Filtering for logs Image

Are we able to replicate this logic?

cc @iblancof as we'll want the same logic for showing the counts that we use in the service views

iblancof commented 1 week ago

Thanks for sharing @roshan-elastic .

The Log Error Rate is being handled like this in this PR. I expect the changes on the Log Rate to be handled in this issue we are commenting in.

kpatticha commented 1 week ago

@klacabane should we create a ticket to update the logRate in the service entity definition ?

Happy to make the changes if you can provide the best approach to filter out the logs.

klacabane commented 1 week ago

@kpatticha please feel free to update the definition. As for the best way to get the logRate I listed different approaches and I think both 1 and 2 should provide the results you're looking for but I didn't test that

smith commented 5 days ago

Fixed by https://github.com/elastic/kibana/pull/191962.
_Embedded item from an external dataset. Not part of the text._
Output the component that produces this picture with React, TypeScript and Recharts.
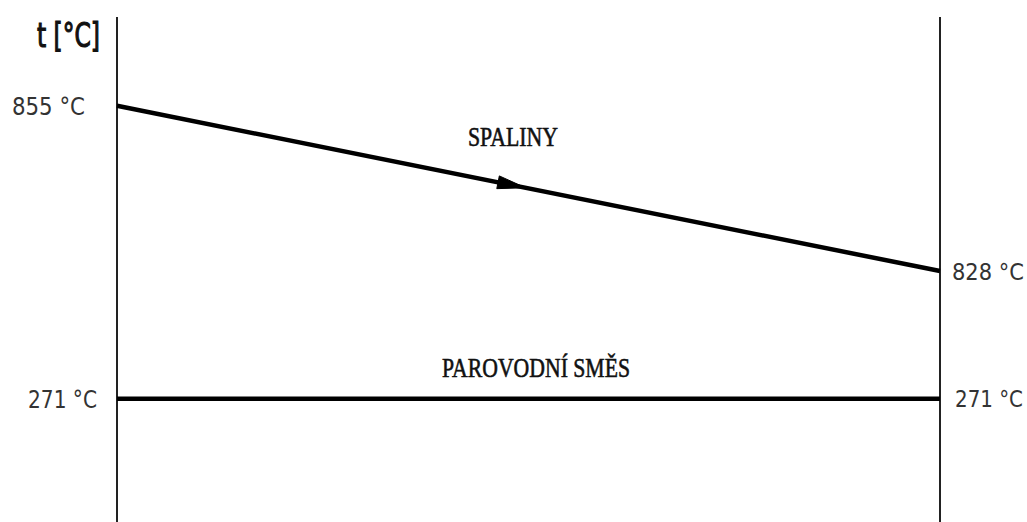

iblancof commented 5 days ago

Hey @smith, as I mentioned in this comment, I don't believe this issue is resolved by PR #191962.

PR #191962 focuses on modifying the Log Error Rate chart and formula, while this issue is about ensuring that Logs are not filtered by log.level in the Log Rate.

kpatticha commented 5 days ago

@iblancof is right.

I'm assigning this to myself to update the entity definition and the query accordingly

kpatticha commented 5 days ago

I'm also removing the N/A badge when the log.level is not defined since it won't be valid any more

Image

FYI @roshan-elastic

smith commented 4 days ago

Hey @smith, as I mentioned in https://github.com/elastic/kibana/pull/191962#issuecomment-2328136920, I don't believe this issue is resolved by PR https://github.com/elastic/kibana/pull/191962.

Sorry I missed that @iblancof. Thanks for looking!